Punch drunk incel culture

While soap is harmless, toxic masculinity breeds violence, anger and causes suicide to be the biggest killer of young men in the UK (Schumacher, 2019). Just as we wonder where all their anger comes from, we’re completely unaware high-end soap contains fat. The same soap that funds Project Mayhem, Tyler’s army, was made from cutting away pieces of young boys. Without emotionally mature role models, these boys grow into Incel culture, a terrorist organization masquerading as a household normality. Tyler Durden is just an Elliot Rodger in disguise - the Incel ‘hero’ who murdered six people out of deep misogyny, praised online by commenters claiming, “he could be our next new saint”, according to a 2018 BBC article. Boys who see Tyler Durden as a role model, are misunderstanding Fight Club’s point completely and being further lost down misogynistic radicalization. He’s not God, he just likes getting punched.

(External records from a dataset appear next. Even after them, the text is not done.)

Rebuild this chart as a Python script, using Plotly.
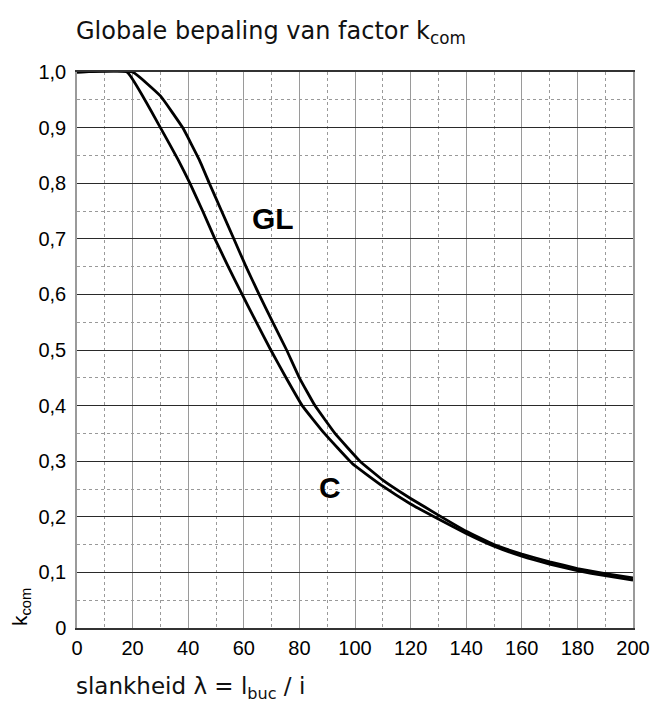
import plotly.graph_objects as go

# Data
lam_C = [0, 18, 30, 36.4, 40.6, 45.2, 49.6, 54.4, 59.4, 64.5, 69.7, 75.2, 81, 89, 99, 110, 120, 130, 140, 150, 160, 170, 180, 190, 200]
k_C = [1.0, 1.0, 0.90, 0.842, 0.80, 0.75, 0.70, 0.65, 0.60, 0.55, 0.50, 0.45, 0.40, 0.35, 0.296, 0.255, 0.223, 0.196, 0.170, 0.147, 0.129, 0.115, 0.103, 0.094, 0.086]

lam_GL = [0, 20, 30, 38, 44, 47.6, 52, 56.4, 60.8, 65.5, 70.4, 75.4, 80, 85.6, 92.8, 101.8, 110, 120, 130, 140, 150, 160, 170, 180, 190, 200]
k_GL = [1.0, 1.0, 0.957, 0.90, 0.842, 0.80, 0.75, 0.70, 0.65, 0.60, 0.55, 0.50, 0.45, 0.40, 0.35, 0.30, 0.266, 0.233, 0.203, 0.174, 0.150, 0.133, 0.119, 0.107, 0.098, 0.090]

x_ticks = [0, 20, 40, 60, 80, 100, 120, 140, 160, 180, 200]
x_ticktext = ["0", "20", "40", "60", "80", "100", "120", "140", "160", "180", "200"]
y_ticks = [0, 0.1, 0.2, 0.3, 0.4, 0.5, 0.6, 0.7, 0.8, 0.9, 1.0]
y_ticktext = ["0", "0,1", "0,2", "0,3", "0,4", "0,5", "0,6", "0,7", "0,8", "0,9", "1,0"]

labels = ["GL", "C"]
label_x = [70.5, 91.1]
label_y = [0.736, 0.253]

fig = go.Figure()
for xs, ys in [(lam_C, k_C), (lam_GL, k_GL)]:
    fig.add_trace(go.Scatter(x=xs, y=ys, mode="lines",
                             line=dict(color="black", width=2.8, shape="spline", smoothing=0.3),
                             showlegend=False, hoverinfo="skip"))

for t, lx, ly in zip(labels, label_x, label_y):
    fig.add_annotation(x=lx, y=ly, text="<b>%s</b>" % t, showarrow=False,
                       font=dict(family="Liberation Sans, Arial", size=30, color="black"))

fig.add_annotation(xref="paper", yref="paper", x=0, y=1, xshift=-3, yshift=22,
                   xanchor="left", yanchor="bottom", showarrow=False,
                   text="Globale bepaling van factor k<sub>com</sub>",
                   font=dict(family="DejaVu Sans, Verdana", size=24, color="#111111"))
fig.add_annotation(xref="paper", yref="paper", x=0, y=0, xshift=-3, yshift=-43,
                   xanchor="left", yanchor="top", showarrow=False,
                   text="slankheid \u03bb = l<sub>buc</sub> / i",
                   font=dict(family="DejaVu Sans, Verdana", size=23, color="#111111"))
fig.add_annotation(xref="paper", yref="paper", x=0, y=0, xshift=-56, yshift=0,
                   xanchor="center", yanchor="bottom", showarrow=False, textangle=-90,
                   text="k<sub>com</sub>",
                   font=dict(family="Liberation Sans, Arial", size=21, color="black"))

fig.update_layout(
    width=652, height=702,
    margin=dict(l=77, r=19, t=72, b=74),
    paper_bgcolor="white", plot_bgcolor="white",
    font=dict(family="Liberation Sans, Arial", size=20, color="black"),
)
fig.update_xaxes(
    range=[0, 200], tickvals=x_ticks, ticktext=x_ticktext,
    showgrid=True, gridcolor="#9a9a9a", gridwidth=1,
    minor=dict(dtick=10, tick0=0, showgrid=True, gridcolor="#9a9a9a", griddash="dot", gridwidth=1),
    showline=True, linecolor="#333333", linewidth=1.5, mirror=True,
    ticks="outside", ticklen=1, tickcolor="rgba(0,0,0,0)",
    zeroline=False, fixedrange=True, automargin=False,
)
fig.update_yaxes(
    range=[0, 1.0], tickvals=y_ticks, ticktext=y_ticktext,
    showgrid=True, gridcolor="#2a2a2a", gridwidth=1,
    minor=dict(dtick=0.05, tick0=0, showgrid=True, gridcolor="#999999", griddash="dot", gridwidth=1),
    showline=True, linecolor="#9a9a9a", linewidth=1.5, mirror=True,
    ticks="outside", ticklen=5, tickcolor="rgba(0,0,0,0)",
    zeroline=False, fixedrange=True, automargin=False,
)

fig.write_html("out.html", config={"displayModeBar": False},
               post_script="document.body.style.margin='0';document.body.style.padding='0';")
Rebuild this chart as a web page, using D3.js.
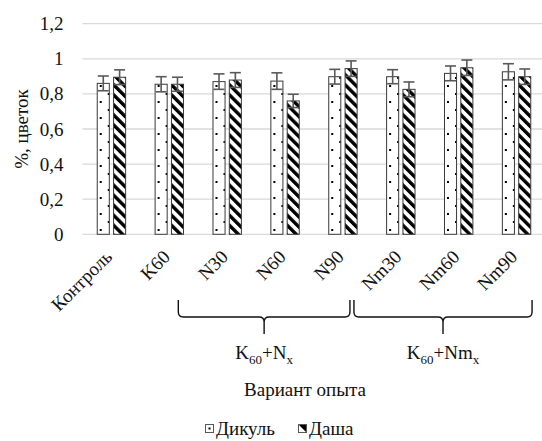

Fight Club uses soap, a traditionally feminine product, which is kind of gross if you think about the hygienic effects of that, to show the hyper-masculinity men are bullied into performing. Chuck Palahniuk’s fascinating black comedy of using human fat, separate from the person it came from, highlights how male privilege often allows men to do things without any questioning. Bates believes that the emotional stunting from childhood and crushing gender stereotypes “are damaging to men as individuals, as well as to the society in which they live” (2020, pp.2-3). I believe the way the main character has forced himself to split apart under the pressure of being masculine and how that alter-ego refuses to acknowledge his actions, is a perfect example of how toxic masculinity fails everyone who meets it.


Fight club’s final statement is simply to wash your hands clean of it.